Records with drawing code:
◆ ◆ ◆ ◆

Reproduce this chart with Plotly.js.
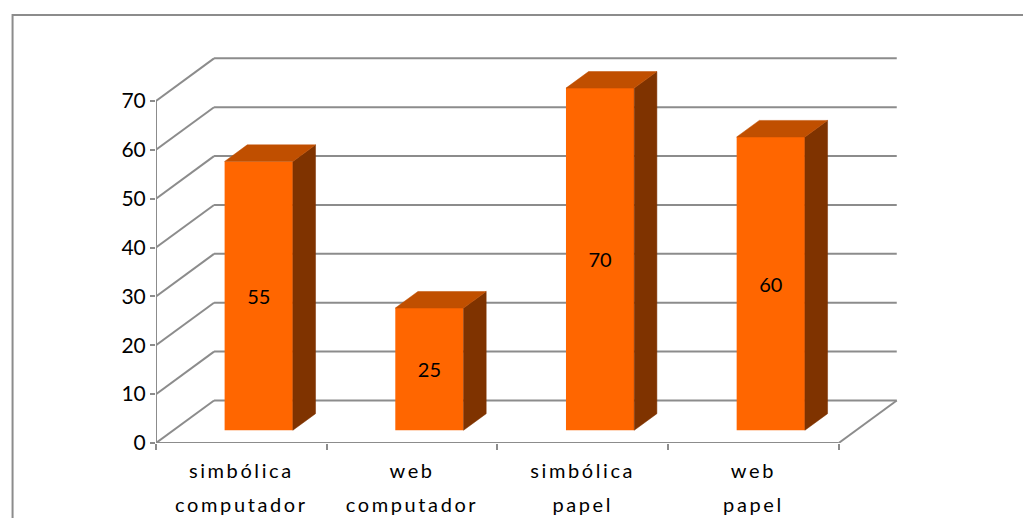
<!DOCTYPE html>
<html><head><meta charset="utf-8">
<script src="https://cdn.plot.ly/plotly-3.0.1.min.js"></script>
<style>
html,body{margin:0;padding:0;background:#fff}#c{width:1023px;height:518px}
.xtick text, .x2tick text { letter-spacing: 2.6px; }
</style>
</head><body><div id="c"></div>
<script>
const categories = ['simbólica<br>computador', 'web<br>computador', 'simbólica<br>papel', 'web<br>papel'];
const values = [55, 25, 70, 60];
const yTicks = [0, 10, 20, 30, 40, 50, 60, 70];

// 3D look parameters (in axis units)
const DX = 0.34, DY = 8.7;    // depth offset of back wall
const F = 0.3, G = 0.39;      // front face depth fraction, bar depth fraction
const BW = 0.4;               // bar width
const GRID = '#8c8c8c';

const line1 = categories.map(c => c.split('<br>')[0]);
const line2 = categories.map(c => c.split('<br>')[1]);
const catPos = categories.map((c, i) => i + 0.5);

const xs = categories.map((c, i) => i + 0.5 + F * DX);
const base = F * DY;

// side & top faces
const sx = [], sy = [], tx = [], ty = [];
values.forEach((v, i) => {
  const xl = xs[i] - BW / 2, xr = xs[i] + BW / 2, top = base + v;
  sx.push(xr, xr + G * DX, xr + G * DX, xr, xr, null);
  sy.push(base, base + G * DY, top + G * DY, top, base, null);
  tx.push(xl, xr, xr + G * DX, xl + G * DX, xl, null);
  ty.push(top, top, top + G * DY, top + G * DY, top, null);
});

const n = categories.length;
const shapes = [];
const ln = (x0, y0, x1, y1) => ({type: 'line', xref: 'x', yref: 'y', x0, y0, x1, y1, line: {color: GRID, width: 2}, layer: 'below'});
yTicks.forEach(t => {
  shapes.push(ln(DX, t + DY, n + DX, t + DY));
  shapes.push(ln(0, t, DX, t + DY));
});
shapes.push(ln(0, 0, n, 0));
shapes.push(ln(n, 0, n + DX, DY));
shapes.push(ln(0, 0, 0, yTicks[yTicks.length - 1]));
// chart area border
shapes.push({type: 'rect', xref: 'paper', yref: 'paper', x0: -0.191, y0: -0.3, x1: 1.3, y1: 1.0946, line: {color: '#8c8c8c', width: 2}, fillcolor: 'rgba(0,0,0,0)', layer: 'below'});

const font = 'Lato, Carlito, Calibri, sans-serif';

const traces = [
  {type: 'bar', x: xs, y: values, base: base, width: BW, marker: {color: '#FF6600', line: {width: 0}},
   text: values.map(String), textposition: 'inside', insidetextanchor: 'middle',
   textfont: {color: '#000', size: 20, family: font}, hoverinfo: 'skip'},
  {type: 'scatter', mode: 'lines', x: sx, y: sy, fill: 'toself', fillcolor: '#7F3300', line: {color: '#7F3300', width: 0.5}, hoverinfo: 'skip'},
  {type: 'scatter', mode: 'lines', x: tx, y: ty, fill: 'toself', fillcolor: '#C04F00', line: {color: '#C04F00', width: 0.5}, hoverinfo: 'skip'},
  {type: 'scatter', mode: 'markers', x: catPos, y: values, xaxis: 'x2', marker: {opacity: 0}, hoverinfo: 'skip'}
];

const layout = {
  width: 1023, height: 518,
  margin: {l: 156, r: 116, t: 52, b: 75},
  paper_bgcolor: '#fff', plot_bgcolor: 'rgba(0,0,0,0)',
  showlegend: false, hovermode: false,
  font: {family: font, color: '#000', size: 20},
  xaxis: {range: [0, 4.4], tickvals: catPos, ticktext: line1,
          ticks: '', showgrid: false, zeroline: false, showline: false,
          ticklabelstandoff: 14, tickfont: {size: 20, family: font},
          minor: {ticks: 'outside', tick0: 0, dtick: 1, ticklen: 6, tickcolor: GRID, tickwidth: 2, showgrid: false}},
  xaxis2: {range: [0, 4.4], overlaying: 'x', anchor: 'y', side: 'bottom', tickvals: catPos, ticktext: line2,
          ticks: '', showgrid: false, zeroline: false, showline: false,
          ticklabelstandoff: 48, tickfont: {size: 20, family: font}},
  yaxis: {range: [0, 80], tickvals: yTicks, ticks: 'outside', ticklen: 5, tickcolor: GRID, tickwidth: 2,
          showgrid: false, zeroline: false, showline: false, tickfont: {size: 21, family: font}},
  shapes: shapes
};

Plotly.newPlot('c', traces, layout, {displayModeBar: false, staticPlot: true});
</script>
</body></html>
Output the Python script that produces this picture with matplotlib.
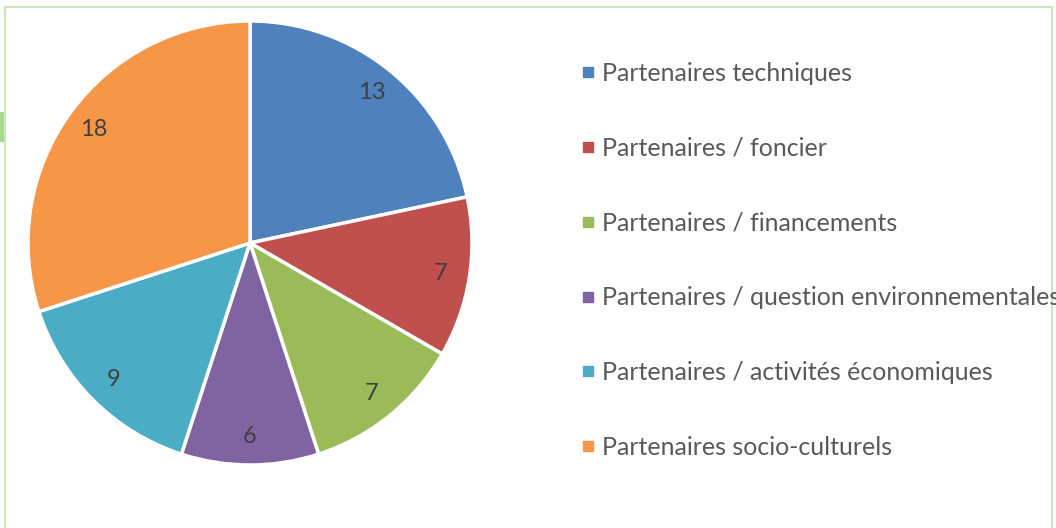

◆ ◆ ◆ ◆

• _Goal_:
Repeat the material exactly as it reads, without any of its pictures.

• _Exercise output_:
Reproduce this chart with Plotly.js.
<!DOCTYPE html>
<html><head><meta charset="utf-8">
<script src="https://cdn.plot.ly/plotly-3.0.1.min.js"></script>
<style>
html,body{margin:0;padding:0;background:#fff}#c{width:1023px;height:518px}
.xtick text, .x2tick text { letter-spacing: 2.6px; }
</style>
</head><body><div id="c"></div>
<script>
const categories = ['simbólica<br>computador', 'web<br>computador', 'simbólica<br>papel', 'web<br>papel'];
const values = [55, 25, 70, 60];
const yTicks = [0, 10, 20, 30, 40, 50, 60, 70];

// 3D look parameters (in axis units)
const DX = 0.34, DY = 8.7;    // depth offset of back wall
const F = 0.3, G = 0.39;      // front face depth fraction, bar depth fraction
const BW = 0.4;               // bar width
const GRID = '#8c8c8c';

const line1 = categories.map(c => c.split('<br>')[0]);
const line2 = categories.map(c => c.split('<br>')[1]);
const catPos = categories.map((c, i) => i + 0.5);

const xs = categories.map((c, i) => i + 0.5 + F * DX);
const base = F * DY;

// side & top faces
const sx = [], sy = [], tx = [], ty = [];
values.forEach((v, i) => {
  const xl = xs[i] - BW / 2, xr = xs[i] + BW / 2, top = base + v;
  sx.push(xr, xr + G * DX, xr + G * DX, xr, xr, null);
  sy.push(base, base + G * DY, top + G * DY, top, base, null);
  tx.push(xl, xr, xr + G * DX, xl + G * DX, xl, null);
  ty.push(top, top, top + G * DY, top + G * DY, top, null);
});

const n = categories.length;
const shapes = [];
const ln = (x0, y0, x1, y1) => ({type: 'line', xref: 'x', yref: 'y', x0, y0, x1, y1, line: {color: GRID, width: 2}, layer: 'below'});
yTicks.forEach(t => {
  shapes.push(ln(DX, t + DY, n + DX, t + DY));
  shapes.push(ln(0, t, DX, t + DY));
});
shapes.push(ln(0, 0, n, 0));
shapes.push(ln(n, 0, n + DX, DY));
shapes.push(ln(0, 0, 0, yTicks[yTicks.length - 1]));
// chart area border
shapes.push({type: 'rect', xref: 'paper', yref: 'paper', x0: -0.191, y0: -0.3, x1: 1.3, y1: 1.0946, line: {color: '#8c8c8c', width: 2}, fillcolor: 'rgba(0,0,0,0)', layer: 'below'});

const font = 'Lato, Carlito, Calibri, sans-serif';

const traces = [
  {type: 'bar', x: xs, y: values, base: base, width: BW, marker: {color: '#FF6600', line: {width: 0}},
   text: values.map(String), textposition: 'inside', insidetextanchor: 'middle',
   textfont: {color: '#000', size: 20, family: font}, hoverinfo: 'skip'},
  {type: 'scatter', mode: 'lines', x: sx, y: sy, fill: 'toself', fillcolor: '#7F3300', line: {color: '#7F3300', width: 0.5}, hoverinfo: 'skip'},
  {type: 'scatter', mode: 'lines', x: tx, y: ty, fill: 'toself', fillcolor: '#C04F00', line: {color: '#C04F00', width: 0.5}, hoverinfo: 'skip'},
  {type: 'scatter', mode: 'markers', x: catPos, y: values, xaxis: 'x2', marker: {opacity: 0}, hoverinfo: 'skip'}
];

const layout = {
  width: 1023, height: 518,
  margin: {l: 156, r: 116, t: 52, b: 75},
  paper_bgcolor: '#fff', plot_bgcolor: 'rgba(0,0,0,0)',
  showlegend: false, hovermode: false,
  font: {family: font, color: '#000', size: 20},
  xaxis: {range: [0, 4.4], tickvals: catPos, ticktext: line1,
          ticks: '', showgrid: false, zeroline: false, showline: false,
          ticklabelstandoff: 14, tickfont: {size: 20, family: font},
          minor: {ticks: 'outside', tick0: 0, dtick: 1, ticklen: 6, tickcolor: GRID, tickwidth: 2, showgrid: false}},
  xaxis2: {range: [0, 4.4], overlaying: 'x', anchor: 'y', side: 'bottom', tickvals: catPos, ticktext: line2,
          ticks: '', showgrid: false, zeroline: false, showline: false,
          ticklabelstandoff: 48, tickfont: {size: 20, family: font}},
  yaxis: {range: [0, 80], tickvals: yTicks, ticks: 'outside', ticklen: 5, tickcolor: GRID, tickwidth: 2,
          showgrid: false, zeroline: false, showline: false, tickfont: {size: 21, family: font}},
  shapes: shapes
};

Plotly.newPlot('c', traces, layout, {displayModeBar: false, staticPlot: true});
</script>
</body></html>
Output the Python script that produces this picture with matplotlib.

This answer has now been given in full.